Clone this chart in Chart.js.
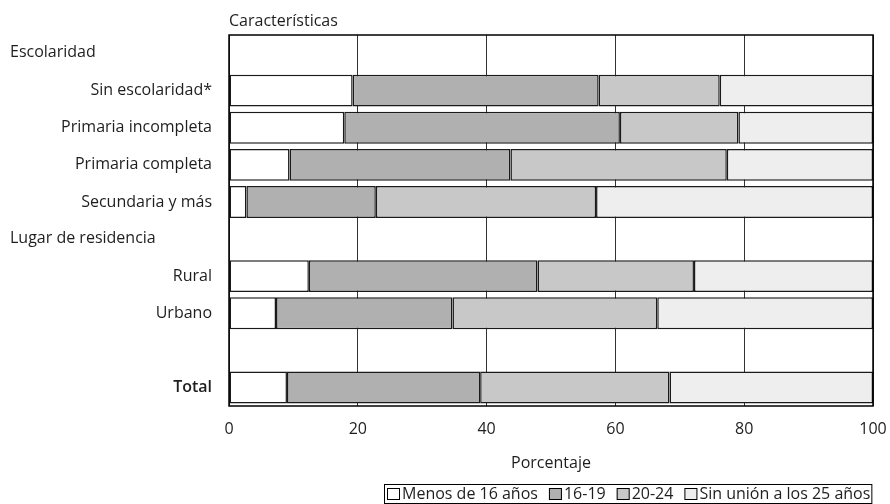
<!DOCTYPE html>
<html lang="es">
<head>
<meta charset="utf-8">
<title>Edad a la primera unión</title>
<script src="https://cdn.jsdelivr.net/npm/chart.js@4.4.1/dist/chart.umd.min.js"></script>
<style>
  html, body { margin: 0; padding: 0; background: #fff; }
  #wrap { width: 890px; height: 504px; }
</style>
</head>
<body>
<div id="wrap"><canvas id="chart" width="890" height="504"></canvas></div>
<script>
// Rows of the chart (group headers have no bar)
const categories = [
  "Escolaridad",
  "Sin escolaridad*",
  "Primaria incompleta",
  "Primaria completa",
  "Secundaria y más",
  "Lugar de residencia",
  "Rural",
  "Urbano",
  "",
  "Total",
];
const headerRows = ["Escolaridad", "Lugar de residencia"];

const seriesNames = ["Menos de 16 años", "16-19", "20-24", "Sin unión a los 25 años"];

// Percentages
const menos16 = [null, 19.2, 17.9, 9.4, 2.7, null, 12.4, 7.3, null, 9.0];
const de16a19 = [null, 38.2, 42.8, 34.3, 20.1, null, 35.5, 27.4, null, 30.0];
const de20a24 = [null, 18.8, 18.4, 33.6, 34.2, null, 24.3, 31.8, null, 29.4];
const sinUnion = [null, 23.8, 20.9, 22.7, 43.0, null, 27.8, 33.5, null, 31.6];

const xTicks = [0, 20, 40, 60, 80, 100];
const yAxisTitle = "Características";
const xAxisTitle = "Porcentaje";

const fillColors = ["#ffffff", "#b0b0b0", "#c8c8c8", "#eeeeee"];
const textColor = "#1e1e1e";
const fontFamily = "'Open Sans', sans-serif";

Chart.defaults.font.family = fontFamily;
Chart.defaults.font.size = 16;
Chart.defaults.color = textColor;

// Outer frame of the plot area
const framePlugin = {
  id: "frame",
  afterDatasetsDraw(chart) {
    const { ctx, chartArea: a } = chart;
    ctx.save();
    ctx.strokeStyle = "#000";
    ctx.lineWidth = 1.5;
    ctx.strokeRect(a.left, a.top, a.right - a.left, a.bottom - a.top);
    ctx.restore();
  },
};

// Group headers (left aligned) and the axis caption on top
const sideTextPlugin = {
  id: "sideText",
  afterDraw(chart) {
    const { ctx, chartArea } = chart;
    const yScale = chart.scales.y;
    ctx.save();
    ctx.font = "16px " + fontFamily;
    ctx.fillStyle = textColor;
    ctx.textBaseline = "middle";
    ctx.textAlign = "left";
    categories.forEach((c, i) => {
      if (headerRows.includes(c)) {
        ctx.fillText(c, 10, yScale.getPixelForValue(i) - 1);
      }
    });
    ctx.fillText(yAxisTitle, chartArea.left, chartArea.top - 14);
    ctx.restore();
  },
};

// Legend with a box around it, right aligned under the plot
const boxLegendPlugin = {
  id: "boxLegend",
  afterDraw(chart) {
    const { ctx, chartArea } = chart;
    const boxW = 13;
    const boxH = 12;
    const gap = 2;
    const spacing = 11;
    const pad = 2;
    ctx.save();
    ctx.font = "16px " + fontFamily;
    const items = chart.data.datasets.map((ds) => ({
      text: ds.label,
      color: ds.backgroundColor,
      w: ctx.measureText(ds.label).width,
    }));
    let total = pad * 2 + spacing * (items.length - 1);
    items.forEach((it) => (total += boxW + gap + it.w));
    const right = chartArea.right - 2;
    const left = Math.round(right - total);
    const top = chart.height - 20;
    const h = 19;
    ctx.strokeStyle = "#000";
    ctx.lineWidth = 1;
    ctx.strokeRect(left + 0.5, top + 0.5, total, h);

    const cy = top + h / 2 + 0.5;
    let x = left + pad + 1;
    ctx.textBaseline = "middle";
    ctx.textAlign = "left";
    items.forEach((it) => {
      ctx.fillStyle = it.color;
      ctx.fillRect(x, Math.round(cy - boxH / 2), boxW, boxH);
      ctx.strokeStyle = "#000";
      ctx.strokeRect(x + 0.5, Math.round(cy - boxH / 2) + 0.5, boxW - 1, boxH - 1);
      ctx.fillStyle = textColor;
      ctx.fillText(it.text, x + boxW + gap, cy);
      x += boxW + gap + it.w + spacing;
    });
    ctx.restore();
  },
};

const seriesData = [menos16, de16a19, de20a24, sinUnion];
const datasets = seriesNames.map((name, i) => ({
  label: name,
  data: seriesData[i],
  backgroundColor: fillColors[i],
  borderColor: "#1a1a1a",
  borderWidth: 1.5,
  borderSkipped: false,
  barPercentage: 0.86,
  categoryPercentage: 1,
}));

const ctx = document.getElementById("chart").getContext("2d");

new Chart(ctx, {
  type: "bar",
  data: {
    labels: categories,
    datasets: datasets,
  },
  options: {
    indexAxis: "y",
    responsive: false,
    animation: false,
    layout: {
      padding: { top: 35, right: 17, bottom: 26, left: 0 },
    },
    scales: {
      x: {
        stacked: true,
        min: 0,
        max: 100,
        afterBuildTicks: (scale) => {
          scale.ticks = xTicks.map((v) => ({ value: v }));
        },
        afterFit: (scale) => {
          scale.height = 72;
          // let the "100" label hang into the right margin
          scale.paddingLeft = 0;
          scale.paddingRight = 0;
        },
        ticks: {
          padding: 14,
          color: textColor,
          font: { size: 16 },
        },
        grid: {
          color: "#333",
          lineWidth: 1,
          drawTicks: false,
        },
        border: { display: false },
        title: {
          display: true,
          text: xAxisTitle,
          color: textColor,
          font: { size: 16 },
          padding: { top: 0, bottom: 5 },
        },
      },
      y: {
        stacked: true,
        afterFit: (scale) => {
          scale.width = 229;
        },
        ticks: {
          padding: 17,
          color: textColor,
          autoSkip: false,
          callback: function (value) {
            const label = this.getLabelForValue(value);
            return headerRows.includes(label) ? "" : label;
          },
          font: (c) =>
            c.tick && c.tick.label === "Total"
              ? { size: 16, weight: "600" }
              : { size: 16 },
        },
        grid: { display: false, drawTicks: false },
        border: { display: false },
      },
    },
    plugins: {
      legend: { display: false },
      tooltip: { enabled: false },
      title: { display: false },
    },
  },
  plugins: [framePlugin, sideTextPlugin, boxLegendPlugin],
});
</script>
</body>
</html>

Task instructions. Make an exact reproduction of the listing above, without any pictures.

Answer for the task.
Clone this chart in Chart.js.
<!DOCTYPE html>
<html lang="es">
<head>
<meta charset="utf-8">
<title>Edad a la primera unión</title>
<script src="https://cdn.jsdelivr.net/npm/chart.js@4.4.1/dist/chart.umd.min.js"></script>
<style>
  html, body { margin: 0; padding: 0; background: #fff; }
  #wrap { width: 890px; height: 504px; }
</style>
</head>
<body>
<div id="wrap"><canvas id="chart" width="890" height="504"></canvas></div>
<script>
// Rows of the chart (group headers have no bar)
const categories = [
  "Escolaridad",
  "Sin escolaridad*",
  "Primaria incompleta",
  "Primaria completa",
  "Secundaria y más",
  "Lugar de residencia",
  "Rural",
  "Urbano",
  "",
  "Total",
];
const headerRows = ["Escolaridad", "Lugar de residencia"];

const seriesNames = ["Menos de 16 años", "16-19", "20-24", "Sin unión a los 25 años"];

// Percentages
const menos16 = [null, 19.2, 17.9, 9.4, 2.7, null, 12.4, 7.3, null, 9.0];
const de16a19 = [null, 38.2, 42.8, 34.3, 20.1, null, 35.5, 27.4, null, 30.0];
const de20a24 = [null, 18.8, 18.4, 33.6, 34.2, null, 24.3, 31.8, null, 29.4];
const sinUnion = [null, 23.8, 20.9, 22.7, 43.0, null, 27.8, 33.5, null, 31.6];

const xTicks = [0, 20, 40, 60, 80, 100];
const yAxisTitle = "Características";
const xAxisTitle = "Porcentaje";

const fillColors = ["#ffffff", "#b0b0b0", "#c8c8c8", "#eeeeee"];
const textColor = "#1e1e1e";
const fontFamily = "'Open Sans', sans-serif";

Chart.defaults.font.family = fontFamily;
Chart.defaults.font.size = 16;
Chart.defaults.color = textColor;

// Outer frame of the plot area
const framePlugin = {
  id: "frame",
  afterDatasetsDraw(chart) {
    const { ctx, chartArea: a } = chart;
    ctx.save();
    ctx.strokeStyle = "#000";
    ctx.lineWidth = 1.5;
    ctx.strokeRect(a.left, a.top, a.right - a.left, a.bottom - a.top);
    ctx.restore();
  },
};

// Group headers (left aligned) and the axis caption on top
const sideTextPlugin = {
  id: "sideText",
  afterDraw(chart) {
    const { ctx, chartArea } = chart;
    const yScale = chart.scales.y;
    ctx.save();
    ctx.font = "16px " + fontFamily;
    ctx.fillStyle = textColor;
    ctx.textBaseline = "middle";
    ctx.textAlign = "left";
    categories.forEach((c, i) => {
      if (headerRows.includes(c)) {
        ctx.fillText(c, 10, yScale.getPixelForValue(i) - 1);
      }
    });
    ctx.fillText(yAxisTitle, chartArea.left, chartArea.top - 14);
    ctx.restore();
  },
};

// Legend with a box around it, right aligned under the plot
const boxLegendPlugin = {
  id: "boxLegend",
  afterDraw(chart) {
    const { ctx, chartArea } = chart;
    const boxW = 13;
    const boxH = 12;
    const gap = 2;
    const spacing = 11;
    const pad = 2;
    ctx.save();
    ctx.font = "16px " + fontFamily;
    const items = chart.data.datasets.map((ds) => ({
      text: ds.label,
      color: ds.backgroundColor,
      w: ctx.measureText(ds.label).width,
    }));
    let total = pad * 2 + spacing * (items.length - 1);
    items.forEach((it) => (total += boxW + gap + it.w));
    const right = chartArea.right - 2;
    const left = Math.round(right - total);
    const top = chart.height - 20;
    const h = 19;
    ctx.strokeStyle = "#000";
    ctx.lineWidth = 1;
    ctx.strokeRect(left + 0.5, top + 0.5, total, h);

    const cy = top + h / 2 + 0.5;
    let x = left + pad + 1;
    ctx.textBaseline = "middle";
    ctx.textAlign = "left";
    items.forEach((it) => {
      ctx.fillStyle = it.color;
      ctx.fillRect(x, Math.round(cy - boxH / 2), boxW, boxH);
      ctx.strokeStyle = "#000";
      ctx.strokeRect(x + 0.5, Math.round(cy - boxH / 2) + 0.5, boxW - 1, boxH - 1);
      ctx.fillStyle = textColor;
      ctx.fillText(it.text, x + boxW + gap, cy);
      x += boxW + gap + it.w + spacing;
    });
    ctx.restore();
  },
};

const seriesData = [menos16, de16a19, de20a24, sinUnion];
const datasets = seriesNames.map((name, i) => ({
  label: name,
  data: seriesData[i],
  backgroundColor: fillColors[i],
  borderColor: "#1a1a1a",
  borderWidth: 1.5,
  borderSkipped: false,
  barPercentage: 0.86,
  categoryPercentage: 1,
}));

const ctx = document.getElementById("chart").getContext("2d");

new Chart(ctx, {
  type: "bar",
  data: {
    labels: categories,
    datasets: datasets,
  },
  options: {
    indexAxis: "y",
    responsive: false,
    animation: false,
    layout: {
      padding: { top: 35, right: 17, bottom: 26, left: 0 },
    },
    scales: {
      x: {
        stacked: true,
        min: 0,
        max: 100,
        afterBuildTicks: (scale) => {
          scale.ticks = xTicks.map((v) => ({ value: v }));
        },
        afterFit: (scale) => {
          scale.height = 72;
          // let the "100" label hang into the right margin
          scale.paddingLeft = 0;
          scale.paddingRight = 0;
        },
        ticks: {
          padding: 14,
          color: textColor,
          font: { size: 16 },
        },
        grid: {
          color: "#333",
          lineWidth: 1,
          drawTicks: false,
        },
        border: { display: false },
        title: {
          display: true,
          text: xAxisTitle,
          color: textColor,
          font: { size: 16 },
          padding: { top: 0, bottom: 5 },
        },
      },
      y: {
        stacked: true,
        afterFit: (scale) => {
          scale.width = 229;
        },
        ticks: {
          padding: 17,
          color: textColor,
          autoSkip: false,
          callback: function (value) {
            const label = this.getLabelForValue(value);
            return headerRows.includes(label) ? "" : label;
          },
          font: (c) =>
            c.tick && c.tick.label === "Total"
              ? { size: 16, weight: "600" }
              : { size: 16 },
        },
        grid: { display: false, drawTicks: false },
        border: { display: false },
      },
    },
    plugins: {
      legend: { display: false },
      tooltip: { enabled: false },
      title: { display: false },
    },
  },
  plugins: [framePlugin, sideTextPlugin, boxLegendPlugin],
});
</script>
</body>
</html>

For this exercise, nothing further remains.